Although not mandatory in Flood Zone X, consider purchasing flood insurance to protect your property. It is essential to understand the coverage, policy limits, and deductibles associated with flood insurance.
Mitigation and Preparedness: Strategies for Resilience in Flood Zone X
While properties in Flood Zone X are at a lower risk of flooding, it is still essential to adopt mitigation and preparedness strategies to enhance resilience. Here are some strategies to consider.
Develop a flood emergency plan for your household or community. This includes identifying evacuation routes, assembling an emergency kit, and staying informed about local flood warnings and alerts.
Implement flood-resistant measures such as elevating utilities, installing flood barriers or flood vents, and ensuring proper drainage around the property. These measures can help minimize potential flood damage.
Maintain and manage stormwater systems to ensure efficient drainage and reduce the risk of localized flooding.
Community Engagement in Flood Zone X
Participate in community flood mitigation programs and initiatives. Collaborating with neighbors, local authorities, and community organizations can strengthen resilience efforts and promote collective action.

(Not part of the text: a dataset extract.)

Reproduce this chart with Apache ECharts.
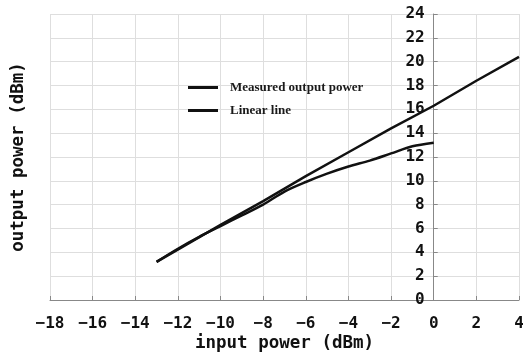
<!DOCTYPE html>
<html>
<head>
<meta charset="utf-8">
<script src="https://cdn.jsdelivr.net/npm/echarts@6/dist/echarts.min.js"></script>
<style>
  html, body { margin: 0; padding: 0; background: #fff; }
  #chart { width: 523px; height: 353px; }
</style>
</head>
<body>
<div id="chart"></div>
<script>
// measured output vs input power (dBm)
const measuredIn = [-13, -12, -11, -10, -9, -8, -7, -6, -5, -4, -3, -2, -1, 0]
const measuredOut = [3.2, 4.3, 5.3, 6.2, 7.1, 8.0, 9.1, 9.9, 10.6, 11.2, 11.7, 12.3, 12.9, 13.2]

// linear extrapolation of small-signal gain
const linearIn = [-13, -10, -8, -6, -4, -2, 0, 2, 4]
const linearOut = [3.2, 6.3, 8.3, 10.4, 12.4, 14.4, 16.3, 18.4, 20.4]

const seriesNames = ['Measured output power', 'Linear line']

const X_MIN = -18
const X_MAX = 4

const zip = (xs, ys) => xs.map((x, i) => [x, ys[i]])

const gridLeft = 50
const gridRight = 4
const width = 523

// y axis sits on x = 0, so push it right from the grid's left edge
const plotWidth = width - gridLeft - gridRight
const zeroOffset = -plotWidth * (0 - X_MIN) / (X_MAX - X_MIN)

const chart = echarts.init(document.getElementById('chart'))

const labelFont = {
  fontFamily: '"DejaVu Sans Mono", monospace',
  fontWeight: 'bold',
  fontSize: 16,
  color: '#111'
}

const nameFont = {
  ...labelFont,
  fontSize: 17.5
}

chart.setOption({
  animation: false,
  grid: {
    left: gridLeft,
    right: gridRight,
    top: 14,
    bottom: 53,
    containLabel: false,
    outerBoundsMode: 'none'
  },
  legend: {
    orient: 'vertical',
    left: 188,
    top: 81,
    padding: 0,
    itemWidth: 30,
    itemHeight: 3,
    itemGap: 10,
    icon: 'rect',
    data: seriesNames,
    textStyle: {
      fontFamily: '"Liberation Serif", "DejaVu Serif", serif',
      fontWeight: 'bold',
      fontSize: 13,
      color: '#1a1a1a',
      padding: [0, 0, 0, 7]
    }
  },
  xAxis: {
    type: 'value',
    min: X_MIN,
    max: X_MAX,
    interval: 2,
    name: 'input power (dBm)',
    nameLocation: 'middle',
    nameGap: 34,
    nameMoveOverlap: false,
    nameTextStyle: nameFont,
    axisLine: { lineStyle: { color: '#888', width: 1 } },
    axisTick: { inside: true, length: 4, lineStyle: { color: '#888' } },
    axisLabel: {
      ...labelFont,
      margin: 16,
      formatter: v => String(v).replace('-', '\u2212')
    },
    splitLine: { show: true, lineStyle: { color: '#dedede', width: 1 } }
  },
  yAxis: [
    {
      type: 'value',
      min: 0,
      max: 24,
      interval: 2,
      position: 'left',
      offset: zeroOffset,
      axisLine: { show: true, onZero: false, lineStyle: { color: '#888', width: 1 } },
      axisTick: { show: true, inside: true, length: 4, lineStyle: { color: '#888' } },
      axisLabel: { ...labelFont, margin: 9 },
      splitLine: { show: true, lineStyle: { color: '#dedede', width: 1 } }
    },
    {
      type: 'value',
      position: 'left',
      min: 0,
      max: 24,
      name: 'output power (dBm)',
      nameLocation: 'middle',
      nameGap: 23,
      nameMoveOverlap: false,
      nameTextStyle: nameFont,
      axisLine: { show: false, onZero: false },
      axisTick: { show: false },
      axisLabel: { show: false },
      splitLine: { show: false }
    }
  ],
  series: [
    {
      name: seriesNames[0],
      type: 'line',
      data: zip(measuredIn, measuredOut),
      smooth: 0.3,
      symbol: 'none',
      lineStyle: { color: '#111', width: 2.5 },
      itemStyle: { color: '#111' }
    },
    {
      name: seriesNames[1],
      type: 'line',
      data: zip(linearIn, linearOut),
      symbol: 'none',
      lineStyle: { color: '#111', width: 2.5 },
      itemStyle: { color: '#111' }
    }
  ]
})
</script>
</body>
</html>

Understanding the meaning, characteristics, and implications of Flood Zone X is essential for property owners and communities. While this zone represents a lower flood risk, it does not imply complete immunity from flooding. By conducting risk assessments, considering flood insurance, and implementing mitigation and preparedness strategies, individuals and communities can enhance their resilience against potential flooding events. Building a culture of preparedness and actively engaging in flood risk reduction measures are crucial steps toward creating safer and more resilient communities in flood zones.